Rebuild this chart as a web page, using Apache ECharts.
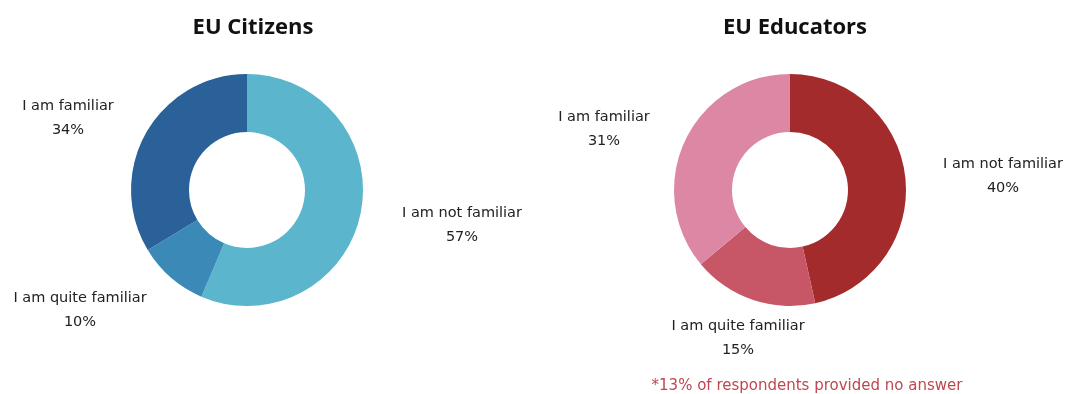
<!DOCTYPE html>
<html><head><meta charset="utf-8">
<script src="https://cdn.jsdelivr.net/npm/echarts@6/dist/echarts.min.js"></script>
<style>html,body{margin:0;padding:0;background:#fff}#c{width:1067px;height:394px}</style>
</head><body><div id="c"></div>
<script>
const categories = ['I am not familiar', 'I am quite familiar', 'I am familiar'];
const citizensValues = [57, 10, 34];
const educatorsValues = [40, 15, 31];
const titles = ['EU Citizens', 'EU Educators'];
const footnote = '*13% of respondents provided no answer';

const citizensColors = ['#5BB5CC', '#3A89B6', '#2A6198'];
const educatorsColors = ['#A42B2B', '#C75766', '#DC88A4'];
// label anchor positions (px) per category
const citizensLabelPos = [[462, 225], [80, 310], [68, 118]];
const educatorsLabelPos = [[1003, 176], [738, 338], [604, 129]];

function makePie(values, colors, labelPos, center) {
  return {
    type: 'pie',
    radius: [58, 116],
    center: center,
    startAngle: 90,
    clockwise: true,
    silent: true,
    data: categories.map((c, i) => ({ name: c, value: values[i], itemStyle: { color: colors[i] } })),
    label: {
      show: true,
      position: 'outside',
      alignTo: 'none',
      overflow: 'none',
      formatter: p => p.name + '\n' + p.value + '%',
      fontFamily: 'DejaVu Sans',
      fontSize: 14.5,
      lineHeight: 24,
      color: '#222',
      align: 'center'
    },
    labelLine: { show: false },
    labelLayout: p => ({ x: labelPos[p.dataIndex][0], y: labelPos[p.dataIndex][1], align: 'center', verticalAlign: 'middle', width: 200 }),
    animation: false
  };
}

const chart = echarts.init(document.getElementById('c'));
chart.setOption({
  animation: false,
  title: [
    { text: titles[0], left: 248, top: 12, textAlign: 'center', textStyle: { fontFamily: 'Open Sans', fontWeight: 'bold', fontSize: 22, color: '#111' } },
    { text: titles[1], left: 790, top: 12, textAlign: 'center', textStyle: { fontFamily: 'Open Sans', fontWeight: 'bold', fontSize: 22, color: '#111' } },
    { text: footnote, left: 802, top: 374, textAlign: 'center', textStyle: { fontFamily: 'DejaVu Sans', fontWeight: 'normal', fontSize: 15, color: '#C0474F' } }
  ],
  series: [
    makePie(citizensValues, citizensColors, citizensLabelPos, [247, 190]),
    makePie(educatorsValues, educatorsColors, educatorsLabelPos, [790, 190])
  ]
});
</script></body></html>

----

— What is required —
Reproduce the data above word for word from its first line through the line that holds "const footnote = '*13%", both ends included; skip pictures.

— Worked answer —
Rebuild this chart as a web page, using Apache ECharts.
<!DOCTYPE html>
<html><head><meta charset="utf-8">
<script src="https://cdn.jsdelivr.net/npm/echarts@6/dist/echarts.min.js"></script>
<style>html,body{margin:0;padding:0;background:#fff}#c{width:1067px;height:394px}</style>
</head><body><div id="c"></div>
<script>
const categories = ['I am not familiar', 'I am quite familiar', 'I am familiar'];
const citizensValues = [57, 10, 34];
const educatorsValues = [40, 15, 31];
const titles = ['EU Citizens', 'EU Educators'];
const footnote = '*13% of respondents provided no answer';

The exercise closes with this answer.